CAR-T Cell Therapy
& Tumour Monitoring

The University of Sydney Li Ka Shing Cell & Gene Therapy Program aims to undertake ground breaking translational research and clinical trials to develop new cures for patients with solid cancers. Our focus is understanding cancers at the molecular level to monitor them in a non-invasive manner, identify effective therapies and test novel therapies. We work with many clinical staff at Royal Prince Alfred Hospital and Chris O’Brien Lifehouse to access patient samples and undertake clinical research and clinical trials to improve the treatment and management of cancer patients.

Projects

CAR-T Cell Therapy

CAR T-cells are modified immune T cells that specifically target and kill the cancer. Chimeric antigen receptors (CARs), are engineered receptors added to the T-cell isolated from one’s own blood to target a specific tumour cell surface antigen. CAR T-cell therapy have recently been shown to be able to induce major remissions and cure in blood cancers (leukemia and lymphoma) and we aim to deliver similar results in solid cancers. With access to a specialised GMP-grade production facility of CAR-T cells at Royal Prince Alfred Hospital, we will undertake a CAR-T immunotherapy clinical trial in 2021. 

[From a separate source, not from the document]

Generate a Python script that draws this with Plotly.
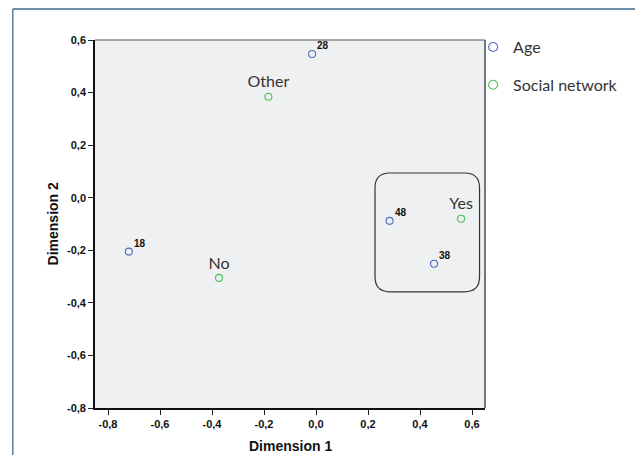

Our research focuses on testing CAR T-cells in ex vivo tumour models and in vivo models, understanding and improving the efficacy of CAR T-cells, mechanisms of immune modulation and mechanisms of resistance.

Tumour Monitoring

Monitoring patients in real time is challenging and often invasive. Through the use of liquid biopsies, an insight into the tumour’s molecular biology can be gained through studying cell-free DNA (cfDNA) and circulating tumor cells (CTCs). Using next-generation liquid biopsy technology, we are able to process the blood for cfDNA and CTCs. CTCs are the origin of distant cancer metastases, which are responsible for the majority of cancer-related mortality. cfDNA and CTCs have been associated with poor prognosis and are able to predict response to therapy. Hence, can be used to monitor the patient during therapy for dosing, predict unwanted side effects and identify effective therapies. This will contribute to an optimal (personalised) form of treating patients with the most effective therapies.